Given task
Of the records that follow, copy only the lines from the line containing "Reproduce this chart with D3.js." to the line containing "const forceTicks23 = [0, 200, 400, 600, 800];", both included, exactly as written.

Dataset
● ● ● ● ● ● ●

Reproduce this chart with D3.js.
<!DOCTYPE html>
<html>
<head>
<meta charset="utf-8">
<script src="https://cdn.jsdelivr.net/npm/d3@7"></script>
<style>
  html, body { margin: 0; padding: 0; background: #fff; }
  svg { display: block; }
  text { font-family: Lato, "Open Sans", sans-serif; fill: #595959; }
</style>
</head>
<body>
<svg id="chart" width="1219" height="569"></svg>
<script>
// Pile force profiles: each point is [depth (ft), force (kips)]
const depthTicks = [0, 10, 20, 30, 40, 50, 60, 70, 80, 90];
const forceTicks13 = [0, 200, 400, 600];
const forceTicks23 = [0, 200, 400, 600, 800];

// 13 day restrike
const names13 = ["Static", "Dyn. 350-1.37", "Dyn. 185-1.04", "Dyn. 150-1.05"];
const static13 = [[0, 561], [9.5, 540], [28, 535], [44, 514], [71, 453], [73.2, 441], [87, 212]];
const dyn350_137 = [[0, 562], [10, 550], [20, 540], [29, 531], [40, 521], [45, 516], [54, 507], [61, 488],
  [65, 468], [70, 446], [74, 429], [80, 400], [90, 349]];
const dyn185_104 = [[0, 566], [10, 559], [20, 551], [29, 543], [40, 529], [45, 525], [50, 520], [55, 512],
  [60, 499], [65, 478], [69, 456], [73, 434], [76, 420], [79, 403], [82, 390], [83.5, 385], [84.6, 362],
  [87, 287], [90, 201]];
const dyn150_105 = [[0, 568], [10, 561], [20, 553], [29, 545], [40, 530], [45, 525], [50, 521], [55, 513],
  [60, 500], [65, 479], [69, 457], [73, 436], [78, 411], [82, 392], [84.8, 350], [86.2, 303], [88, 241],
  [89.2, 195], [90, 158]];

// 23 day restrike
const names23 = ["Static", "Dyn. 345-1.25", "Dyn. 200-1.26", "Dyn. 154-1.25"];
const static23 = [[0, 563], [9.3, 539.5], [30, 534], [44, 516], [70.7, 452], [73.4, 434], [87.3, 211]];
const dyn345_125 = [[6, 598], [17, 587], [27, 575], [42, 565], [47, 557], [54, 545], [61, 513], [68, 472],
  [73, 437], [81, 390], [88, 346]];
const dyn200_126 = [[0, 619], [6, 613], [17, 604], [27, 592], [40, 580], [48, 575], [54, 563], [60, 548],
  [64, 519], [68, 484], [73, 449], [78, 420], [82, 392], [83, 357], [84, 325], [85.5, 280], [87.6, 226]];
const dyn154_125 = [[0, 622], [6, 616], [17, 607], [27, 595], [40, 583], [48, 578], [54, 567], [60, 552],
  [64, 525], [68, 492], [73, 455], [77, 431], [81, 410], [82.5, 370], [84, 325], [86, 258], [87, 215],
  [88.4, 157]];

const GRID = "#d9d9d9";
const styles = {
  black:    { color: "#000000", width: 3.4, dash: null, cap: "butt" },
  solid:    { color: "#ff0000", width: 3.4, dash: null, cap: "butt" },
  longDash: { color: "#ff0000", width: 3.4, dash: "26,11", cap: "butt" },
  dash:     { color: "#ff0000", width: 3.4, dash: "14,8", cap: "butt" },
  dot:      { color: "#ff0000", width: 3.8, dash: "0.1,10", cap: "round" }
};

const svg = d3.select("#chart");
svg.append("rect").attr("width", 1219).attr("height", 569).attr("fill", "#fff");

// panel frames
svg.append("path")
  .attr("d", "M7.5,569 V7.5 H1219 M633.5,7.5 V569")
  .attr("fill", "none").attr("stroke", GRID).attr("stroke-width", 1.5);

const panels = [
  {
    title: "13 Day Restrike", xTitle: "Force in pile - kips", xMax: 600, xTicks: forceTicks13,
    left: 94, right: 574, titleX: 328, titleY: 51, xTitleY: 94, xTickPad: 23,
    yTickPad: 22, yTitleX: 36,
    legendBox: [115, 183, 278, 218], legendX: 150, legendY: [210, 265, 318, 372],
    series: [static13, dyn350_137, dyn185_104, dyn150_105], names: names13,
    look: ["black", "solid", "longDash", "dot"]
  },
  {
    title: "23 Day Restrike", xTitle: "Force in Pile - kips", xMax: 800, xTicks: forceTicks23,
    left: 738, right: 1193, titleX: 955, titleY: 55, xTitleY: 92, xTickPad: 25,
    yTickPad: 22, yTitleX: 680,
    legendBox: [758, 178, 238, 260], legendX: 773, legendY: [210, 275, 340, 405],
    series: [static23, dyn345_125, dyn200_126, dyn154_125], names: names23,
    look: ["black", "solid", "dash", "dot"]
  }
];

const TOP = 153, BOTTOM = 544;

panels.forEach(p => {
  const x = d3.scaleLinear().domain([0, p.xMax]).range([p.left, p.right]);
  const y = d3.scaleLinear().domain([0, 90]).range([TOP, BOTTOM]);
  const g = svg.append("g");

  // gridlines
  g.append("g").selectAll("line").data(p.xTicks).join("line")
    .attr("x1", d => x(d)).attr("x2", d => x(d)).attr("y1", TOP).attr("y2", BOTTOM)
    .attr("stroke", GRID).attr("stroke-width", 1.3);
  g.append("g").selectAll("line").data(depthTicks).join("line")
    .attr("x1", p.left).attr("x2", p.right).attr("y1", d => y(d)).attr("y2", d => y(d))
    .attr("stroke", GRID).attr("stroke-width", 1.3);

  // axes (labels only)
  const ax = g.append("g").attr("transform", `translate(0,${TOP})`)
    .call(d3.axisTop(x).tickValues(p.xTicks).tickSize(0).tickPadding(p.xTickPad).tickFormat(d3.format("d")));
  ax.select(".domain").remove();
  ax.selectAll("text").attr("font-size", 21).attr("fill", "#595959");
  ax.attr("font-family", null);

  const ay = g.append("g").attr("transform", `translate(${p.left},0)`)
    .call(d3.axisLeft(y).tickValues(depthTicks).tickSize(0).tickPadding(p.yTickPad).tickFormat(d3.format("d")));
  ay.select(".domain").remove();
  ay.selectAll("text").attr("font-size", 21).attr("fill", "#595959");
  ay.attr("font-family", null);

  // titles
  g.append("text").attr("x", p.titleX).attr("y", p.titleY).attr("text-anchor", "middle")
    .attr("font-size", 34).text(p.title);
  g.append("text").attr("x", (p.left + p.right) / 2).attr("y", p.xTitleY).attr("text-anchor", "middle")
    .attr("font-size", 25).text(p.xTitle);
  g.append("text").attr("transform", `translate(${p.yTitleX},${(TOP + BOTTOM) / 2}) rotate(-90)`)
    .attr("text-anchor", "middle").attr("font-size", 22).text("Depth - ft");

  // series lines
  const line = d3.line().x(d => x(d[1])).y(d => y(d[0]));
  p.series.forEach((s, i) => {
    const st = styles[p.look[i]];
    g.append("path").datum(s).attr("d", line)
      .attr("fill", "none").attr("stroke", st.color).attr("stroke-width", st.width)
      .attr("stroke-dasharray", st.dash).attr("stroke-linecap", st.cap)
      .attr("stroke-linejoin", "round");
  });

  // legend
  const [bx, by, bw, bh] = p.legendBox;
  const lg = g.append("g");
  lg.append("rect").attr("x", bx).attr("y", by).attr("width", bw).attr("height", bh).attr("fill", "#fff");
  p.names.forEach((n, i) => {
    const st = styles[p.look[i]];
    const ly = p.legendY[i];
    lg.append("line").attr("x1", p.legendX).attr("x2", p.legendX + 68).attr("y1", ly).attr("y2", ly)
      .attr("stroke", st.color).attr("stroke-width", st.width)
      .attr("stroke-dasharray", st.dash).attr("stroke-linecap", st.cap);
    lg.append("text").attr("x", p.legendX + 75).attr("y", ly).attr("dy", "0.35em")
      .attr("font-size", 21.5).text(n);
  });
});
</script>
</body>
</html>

● ● ● ● ● ● ●

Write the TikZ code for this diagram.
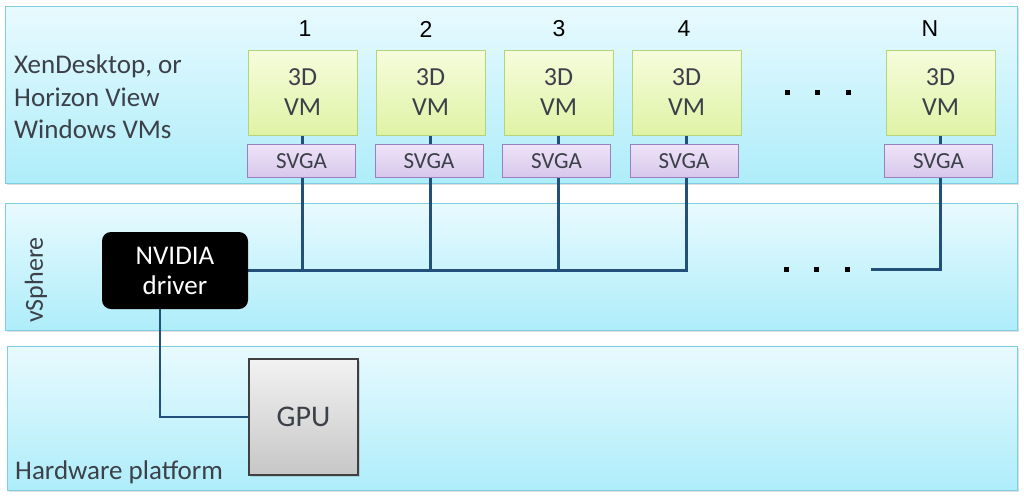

● ● ● ● ● ● ●

The result
Reproduce this chart with D3.js.
<!DOCTYPE html>
<html>
<head>
<meta charset="utf-8">
<script src="https://cdn.jsdelivr.net/npm/d3@7"></script>
<style>
  html, body { margin: 0; padding: 0; background: #fff; }
  svg { display: block; }
  text { font-family: Lato, "Open Sans", sans-serif; fill: #595959; }
</style>
</head>
<body>
<svg id="chart" width="1219" height="569"></svg>
<script>
// Pile force profiles: each point is [depth (ft), force (kips)]
const depthTicks = [0, 10, 20, 30, 40, 50, 60, 70, 80, 90];
const forceTicks13 = [0, 200, 400, 600];
const forceTicks23 = [0, 200, 400, 600, 800];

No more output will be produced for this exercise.